Medical officials said the Palestinian death toll in the offensive Israel began 17 days ago had risen past 900 and included at least 380 civilians. Israel said 13 Israelis — three civilians hit by rockets and 10 soldiers — have died.
An Israeli military spokesman said army reservists had been thrown into the campaign with the declared aim of ending cross-border rocket attacks from the Hamas-ruled territory to its south.
“Israel is a country that reacts vigorously when its citizens are fired upon, which is a good thing,” Israeli Foreign Minister Tzipi Livni said yesterday. “That is something that Hamas now understands and that is how we are going to react in the future, if they so much as dare fire one missile at Israel.”
But Israeli forces were still holding back from a threatened third stage of their deadliest assault on Palestinian militants in decades — a push into the city of Gaza and other urban areas to add more punch to an air campaign and ground offensive.
The army said Hamas had been avoiding pitched battles against the advancing Israelis, resorting instead to guerrilla tactics as its fighters melt into crowded residential areas.
Livni, a candidate for prime minister in a Feb. 10 election, said the surprise bombing of the Gaza Strip at the start of operations on Dec. 27 and an armored thrust a week later had “restored Israel’s deterrence.”
Livni gave no indication in an interview with Army Radio when Israeli assaults might end.
Political sources said coalition partners Livni, chairman of the ruling Kadima party, and Israeli Defense Minister Ehud Barak, head of center-left Labour, wanted to halt the operation as soon as possible.
But the sources said outgoing Israeli Prime Minister Ehud Olmert, who resigned as Kadima chief in September, disagreed and planned to present the issue in a Cabinet forum where he has support.
Israeli forces killed a Palestinian gunman and four civilians yesterday, medical workers said.

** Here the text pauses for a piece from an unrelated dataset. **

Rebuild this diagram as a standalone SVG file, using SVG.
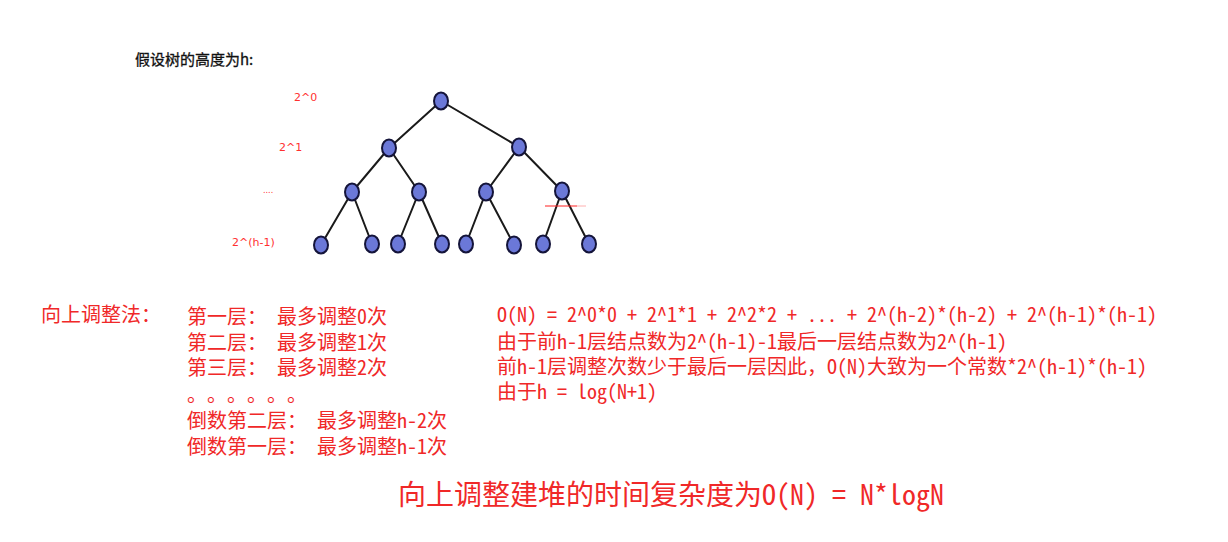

Israel said its aircraft carried out more than 10 attacks overnight, fewer than on many previous days.
They struck Hamas gunmen, weapons caches, a rocket launching position and a smuggling tunnel under Gaza’s border with Egypt, it said.
The Palestinian death toll since Israel’s “Operation Cast Lead” began stood at 905, Gaza medical officials said. About 3,600 Palestinians have been wounded.

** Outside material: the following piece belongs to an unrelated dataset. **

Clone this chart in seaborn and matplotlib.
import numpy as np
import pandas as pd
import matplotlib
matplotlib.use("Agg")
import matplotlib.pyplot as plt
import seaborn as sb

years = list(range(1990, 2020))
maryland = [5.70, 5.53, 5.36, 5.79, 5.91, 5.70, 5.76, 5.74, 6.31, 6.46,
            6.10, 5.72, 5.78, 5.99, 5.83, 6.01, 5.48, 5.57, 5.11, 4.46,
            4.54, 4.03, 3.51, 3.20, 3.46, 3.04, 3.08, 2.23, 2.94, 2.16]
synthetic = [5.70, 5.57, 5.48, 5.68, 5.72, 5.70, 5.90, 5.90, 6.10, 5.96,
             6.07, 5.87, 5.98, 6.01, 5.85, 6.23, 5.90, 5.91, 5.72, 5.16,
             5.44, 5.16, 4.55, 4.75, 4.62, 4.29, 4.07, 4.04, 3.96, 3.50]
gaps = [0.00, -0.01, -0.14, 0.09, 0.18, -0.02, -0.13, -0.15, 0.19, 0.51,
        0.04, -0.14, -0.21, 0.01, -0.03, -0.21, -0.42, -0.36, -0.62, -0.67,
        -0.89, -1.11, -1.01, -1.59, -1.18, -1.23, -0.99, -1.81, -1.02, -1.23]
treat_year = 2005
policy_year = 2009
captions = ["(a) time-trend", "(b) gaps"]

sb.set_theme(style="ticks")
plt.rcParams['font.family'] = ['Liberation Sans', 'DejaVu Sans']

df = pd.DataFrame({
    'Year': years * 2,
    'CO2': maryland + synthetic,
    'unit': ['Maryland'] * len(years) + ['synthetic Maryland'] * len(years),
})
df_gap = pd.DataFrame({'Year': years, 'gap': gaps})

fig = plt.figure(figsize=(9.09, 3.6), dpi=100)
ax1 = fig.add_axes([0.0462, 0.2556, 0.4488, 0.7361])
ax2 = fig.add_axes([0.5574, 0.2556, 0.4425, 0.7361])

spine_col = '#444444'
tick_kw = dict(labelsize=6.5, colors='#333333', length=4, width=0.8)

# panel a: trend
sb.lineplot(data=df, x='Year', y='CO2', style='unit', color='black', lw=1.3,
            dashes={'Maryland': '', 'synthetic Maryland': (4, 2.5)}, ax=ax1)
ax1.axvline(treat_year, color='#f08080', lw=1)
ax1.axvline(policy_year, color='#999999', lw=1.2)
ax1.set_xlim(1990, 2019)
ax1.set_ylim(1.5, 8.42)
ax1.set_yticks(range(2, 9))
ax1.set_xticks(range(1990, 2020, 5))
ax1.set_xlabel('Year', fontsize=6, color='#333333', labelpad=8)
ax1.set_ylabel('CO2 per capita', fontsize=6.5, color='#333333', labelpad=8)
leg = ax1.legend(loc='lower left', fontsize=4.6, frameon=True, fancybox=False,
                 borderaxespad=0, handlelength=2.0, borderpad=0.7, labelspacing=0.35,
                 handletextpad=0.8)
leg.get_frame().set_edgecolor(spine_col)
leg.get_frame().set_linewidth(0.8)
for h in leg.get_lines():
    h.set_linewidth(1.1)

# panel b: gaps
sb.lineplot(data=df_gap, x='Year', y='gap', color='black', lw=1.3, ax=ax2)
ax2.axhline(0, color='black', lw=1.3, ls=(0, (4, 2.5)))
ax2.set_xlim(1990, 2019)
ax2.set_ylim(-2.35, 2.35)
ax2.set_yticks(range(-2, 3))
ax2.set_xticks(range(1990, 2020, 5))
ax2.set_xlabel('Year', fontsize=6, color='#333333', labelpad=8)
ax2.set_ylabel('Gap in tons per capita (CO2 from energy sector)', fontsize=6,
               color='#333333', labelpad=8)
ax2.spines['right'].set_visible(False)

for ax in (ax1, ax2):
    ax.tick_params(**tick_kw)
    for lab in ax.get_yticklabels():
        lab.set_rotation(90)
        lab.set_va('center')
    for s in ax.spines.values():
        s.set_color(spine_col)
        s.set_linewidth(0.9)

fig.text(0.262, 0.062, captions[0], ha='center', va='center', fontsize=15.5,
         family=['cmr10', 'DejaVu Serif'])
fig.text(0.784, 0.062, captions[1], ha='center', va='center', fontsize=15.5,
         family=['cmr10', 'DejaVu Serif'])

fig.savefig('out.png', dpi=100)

The health minister in Gaza, Bassem Naeem, told reporters that 42 percent of those killed — or about 380 — were women and children. Israel, which said it had killed “hundreds” of fighters, questioned civilian casualty figures from Gaza but did not offer its own estimate.
Egypt’s state news agency MENA said more talks in Cairo with a Hamas delegation on an Egyptian plan for a ceasefire were planned for later yesterday after “positive” discussions a day earlier.